Provided data>
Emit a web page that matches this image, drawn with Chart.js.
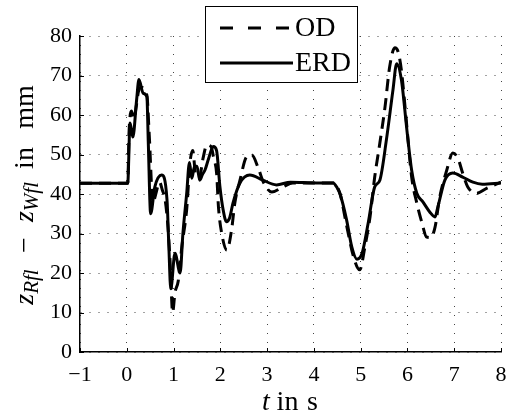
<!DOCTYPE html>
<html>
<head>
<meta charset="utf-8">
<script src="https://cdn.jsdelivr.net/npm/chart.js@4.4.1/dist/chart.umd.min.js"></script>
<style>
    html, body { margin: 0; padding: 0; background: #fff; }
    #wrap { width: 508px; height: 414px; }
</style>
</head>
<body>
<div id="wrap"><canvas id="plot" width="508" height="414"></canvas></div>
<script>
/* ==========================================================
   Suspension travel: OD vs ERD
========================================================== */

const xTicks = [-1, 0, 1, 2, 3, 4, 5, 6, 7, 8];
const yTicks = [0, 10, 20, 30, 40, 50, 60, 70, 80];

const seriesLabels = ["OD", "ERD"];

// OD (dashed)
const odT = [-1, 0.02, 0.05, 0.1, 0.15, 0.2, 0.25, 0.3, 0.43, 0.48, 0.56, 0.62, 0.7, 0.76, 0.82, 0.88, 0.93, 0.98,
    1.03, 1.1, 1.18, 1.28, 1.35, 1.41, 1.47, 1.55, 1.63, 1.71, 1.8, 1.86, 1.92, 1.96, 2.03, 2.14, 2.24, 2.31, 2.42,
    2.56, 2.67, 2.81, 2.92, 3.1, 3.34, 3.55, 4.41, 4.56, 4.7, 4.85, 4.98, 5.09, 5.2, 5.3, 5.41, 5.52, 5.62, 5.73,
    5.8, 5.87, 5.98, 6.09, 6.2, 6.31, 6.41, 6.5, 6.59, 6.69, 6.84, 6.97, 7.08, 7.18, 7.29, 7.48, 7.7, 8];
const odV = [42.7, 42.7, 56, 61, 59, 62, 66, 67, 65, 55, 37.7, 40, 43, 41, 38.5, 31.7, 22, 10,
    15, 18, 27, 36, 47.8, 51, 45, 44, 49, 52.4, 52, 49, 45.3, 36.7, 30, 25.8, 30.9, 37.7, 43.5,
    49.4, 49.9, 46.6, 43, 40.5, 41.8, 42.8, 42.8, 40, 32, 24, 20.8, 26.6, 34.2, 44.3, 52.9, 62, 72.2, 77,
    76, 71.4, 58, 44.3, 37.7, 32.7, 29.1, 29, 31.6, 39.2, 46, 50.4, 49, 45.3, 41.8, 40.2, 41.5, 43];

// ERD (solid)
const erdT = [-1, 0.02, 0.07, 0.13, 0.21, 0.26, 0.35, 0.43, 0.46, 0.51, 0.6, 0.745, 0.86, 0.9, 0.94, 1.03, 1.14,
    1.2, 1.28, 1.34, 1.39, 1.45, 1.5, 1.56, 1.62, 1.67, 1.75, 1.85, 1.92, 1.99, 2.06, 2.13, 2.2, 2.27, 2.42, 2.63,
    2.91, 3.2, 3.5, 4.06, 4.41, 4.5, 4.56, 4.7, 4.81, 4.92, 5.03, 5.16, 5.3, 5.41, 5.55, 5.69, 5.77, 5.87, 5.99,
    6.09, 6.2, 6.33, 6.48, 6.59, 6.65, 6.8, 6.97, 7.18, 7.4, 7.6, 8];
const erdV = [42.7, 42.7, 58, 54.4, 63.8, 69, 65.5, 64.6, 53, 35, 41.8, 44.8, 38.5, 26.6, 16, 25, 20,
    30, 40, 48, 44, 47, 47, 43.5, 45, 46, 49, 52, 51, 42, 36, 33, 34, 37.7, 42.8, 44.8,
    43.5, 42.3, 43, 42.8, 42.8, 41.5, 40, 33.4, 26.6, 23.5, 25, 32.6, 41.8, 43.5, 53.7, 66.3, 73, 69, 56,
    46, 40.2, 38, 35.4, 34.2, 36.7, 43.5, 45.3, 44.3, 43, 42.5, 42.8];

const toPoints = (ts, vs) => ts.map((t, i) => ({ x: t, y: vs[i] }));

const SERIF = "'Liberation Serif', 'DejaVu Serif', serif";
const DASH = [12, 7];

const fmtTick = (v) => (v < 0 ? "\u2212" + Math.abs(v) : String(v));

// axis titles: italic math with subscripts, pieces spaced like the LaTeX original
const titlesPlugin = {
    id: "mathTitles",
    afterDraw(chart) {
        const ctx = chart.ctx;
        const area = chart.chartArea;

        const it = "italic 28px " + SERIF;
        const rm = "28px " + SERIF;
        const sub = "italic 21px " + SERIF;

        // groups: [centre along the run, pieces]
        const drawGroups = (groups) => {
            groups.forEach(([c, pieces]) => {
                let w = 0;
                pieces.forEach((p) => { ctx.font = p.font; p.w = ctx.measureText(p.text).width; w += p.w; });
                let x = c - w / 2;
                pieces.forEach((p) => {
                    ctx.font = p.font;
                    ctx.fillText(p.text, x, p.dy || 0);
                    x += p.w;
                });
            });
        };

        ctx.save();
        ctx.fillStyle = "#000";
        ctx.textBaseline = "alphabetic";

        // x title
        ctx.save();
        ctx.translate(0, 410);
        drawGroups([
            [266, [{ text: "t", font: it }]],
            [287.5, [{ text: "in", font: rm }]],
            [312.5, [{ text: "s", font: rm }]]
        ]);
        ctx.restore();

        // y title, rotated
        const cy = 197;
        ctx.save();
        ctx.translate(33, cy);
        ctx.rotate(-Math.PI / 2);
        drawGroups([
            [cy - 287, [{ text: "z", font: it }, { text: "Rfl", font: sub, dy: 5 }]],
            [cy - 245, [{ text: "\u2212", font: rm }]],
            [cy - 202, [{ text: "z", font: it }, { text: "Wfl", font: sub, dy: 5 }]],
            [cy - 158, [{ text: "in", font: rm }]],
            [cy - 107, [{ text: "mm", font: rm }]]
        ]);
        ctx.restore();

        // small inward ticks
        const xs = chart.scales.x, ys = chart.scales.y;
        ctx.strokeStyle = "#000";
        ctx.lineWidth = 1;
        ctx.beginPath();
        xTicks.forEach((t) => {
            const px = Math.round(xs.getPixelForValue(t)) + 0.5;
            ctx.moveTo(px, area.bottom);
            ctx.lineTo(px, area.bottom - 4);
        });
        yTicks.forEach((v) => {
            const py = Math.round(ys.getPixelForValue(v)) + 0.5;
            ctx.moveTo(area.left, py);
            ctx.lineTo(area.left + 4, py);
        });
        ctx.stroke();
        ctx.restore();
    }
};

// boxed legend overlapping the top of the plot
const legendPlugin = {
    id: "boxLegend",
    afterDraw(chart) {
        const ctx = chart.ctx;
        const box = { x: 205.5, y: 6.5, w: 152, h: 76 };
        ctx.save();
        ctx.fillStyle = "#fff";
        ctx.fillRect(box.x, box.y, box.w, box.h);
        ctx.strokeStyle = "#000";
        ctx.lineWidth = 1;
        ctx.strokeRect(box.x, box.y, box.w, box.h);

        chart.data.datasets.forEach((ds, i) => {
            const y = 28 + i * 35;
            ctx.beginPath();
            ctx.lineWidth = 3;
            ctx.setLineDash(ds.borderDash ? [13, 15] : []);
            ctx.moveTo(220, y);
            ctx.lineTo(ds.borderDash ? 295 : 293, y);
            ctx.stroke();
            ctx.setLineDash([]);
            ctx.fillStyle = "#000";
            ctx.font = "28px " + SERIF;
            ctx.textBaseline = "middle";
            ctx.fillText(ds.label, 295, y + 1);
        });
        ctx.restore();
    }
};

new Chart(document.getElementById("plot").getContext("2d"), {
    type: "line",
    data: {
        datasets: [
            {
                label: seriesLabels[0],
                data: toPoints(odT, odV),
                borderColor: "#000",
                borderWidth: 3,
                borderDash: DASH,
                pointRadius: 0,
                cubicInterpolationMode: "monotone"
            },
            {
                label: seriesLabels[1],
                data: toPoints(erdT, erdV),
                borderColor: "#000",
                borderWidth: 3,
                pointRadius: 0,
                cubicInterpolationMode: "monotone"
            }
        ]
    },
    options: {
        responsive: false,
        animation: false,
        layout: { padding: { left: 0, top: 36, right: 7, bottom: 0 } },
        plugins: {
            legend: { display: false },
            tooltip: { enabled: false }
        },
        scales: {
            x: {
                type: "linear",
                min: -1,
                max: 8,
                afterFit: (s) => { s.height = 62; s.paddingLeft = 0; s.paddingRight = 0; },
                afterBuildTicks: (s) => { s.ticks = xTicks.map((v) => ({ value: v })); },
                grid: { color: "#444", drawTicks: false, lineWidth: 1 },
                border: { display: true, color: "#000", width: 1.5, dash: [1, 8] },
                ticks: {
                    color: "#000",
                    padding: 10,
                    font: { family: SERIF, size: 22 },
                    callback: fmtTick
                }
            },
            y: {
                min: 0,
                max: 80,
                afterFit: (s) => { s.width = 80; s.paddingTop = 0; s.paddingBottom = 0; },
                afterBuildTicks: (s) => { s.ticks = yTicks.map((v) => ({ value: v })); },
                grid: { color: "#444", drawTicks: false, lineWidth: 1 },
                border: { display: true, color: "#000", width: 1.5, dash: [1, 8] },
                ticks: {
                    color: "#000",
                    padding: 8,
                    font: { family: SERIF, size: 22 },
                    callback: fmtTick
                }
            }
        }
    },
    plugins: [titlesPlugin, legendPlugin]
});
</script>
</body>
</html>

Exercise description>
Repeat only the lines from the beginning of the material through the line containing "40.2, 41.5, 43];", both ends kept, leaving pictures out.

Task answer>
Emit a web page that matches this image, drawn with Chart.js.
<!DOCTYPE html>
<html>
<head>
<meta charset="utf-8">
<script src="https://cdn.jsdelivr.net/npm/chart.js@4.4.1/dist/chart.umd.min.js"></script>
<style>
    html, body { margin: 0; padding: 0; background: #fff; }
    #wrap { width: 508px; height: 414px; }
</style>
</head>
<body>
<div id="wrap"><canvas id="plot" width="508" height="414"></canvas></div>
<script>
/* ==========================================================
   Suspension travel: OD vs ERD
========================================================== */

const xTicks = [-1, 0, 1, 2, 3, 4, 5, 6, 7, 8];
const yTicks = [0, 10, 20, 30, 40, 50, 60, 70, 80];

const seriesLabels = ["OD", "ERD"];

// OD (dashed)
const odT = [-1, 0.02, 0.05, 0.1, 0.15, 0.2, 0.25, 0.3, 0.43, 0.48, 0.56, 0.62, 0.7, 0.76, 0.82, 0.88, 0.93, 0.98,
    1.03, 1.1, 1.18, 1.28, 1.35, 1.41, 1.47, 1.55, 1.63, 1.71, 1.8, 1.86, 1.92, 1.96, 2.03, 2.14, 2.24, 2.31, 2.42,
    2.56, 2.67, 2.81, 2.92, 3.1, 3.34, 3.55, 4.41, 4.56, 4.7, 4.85, 4.98, 5.09, 5.2, 5.3, 5.41, 5.52, 5.62, 5.73,
    5.8, 5.87, 5.98, 6.09, 6.2, 6.31, 6.41, 6.5, 6.59, 6.69, 6.84, 6.97, 7.08, 7.18, 7.29, 7.48, 7.7, 8];
const odV = [42.7, 42.7, 56, 61, 59, 62, 66, 67, 65, 55, 37.7, 40, 43, 41, 38.5, 31.7, 22, 10,
    15, 18, 27, 36, 47.8, 51, 45, 44, 49, 52.4, 52, 49, 45.3, 36.7, 30, 25.8, 30.9, 37.7, 43.5,
    49.4, 49.9, 46.6, 43, 40.5, 41.8, 42.8, 42.8, 40, 32, 24, 20.8, 26.6, 34.2, 44.3, 52.9, 62, 72.2, 77,
    76, 71.4, 58, 44.3, 37.7, 32.7, 29.1, 29, 31.6, 39.2, 46, 50.4, 49, 45.3, 41.8, 40.2, 41.5, 43];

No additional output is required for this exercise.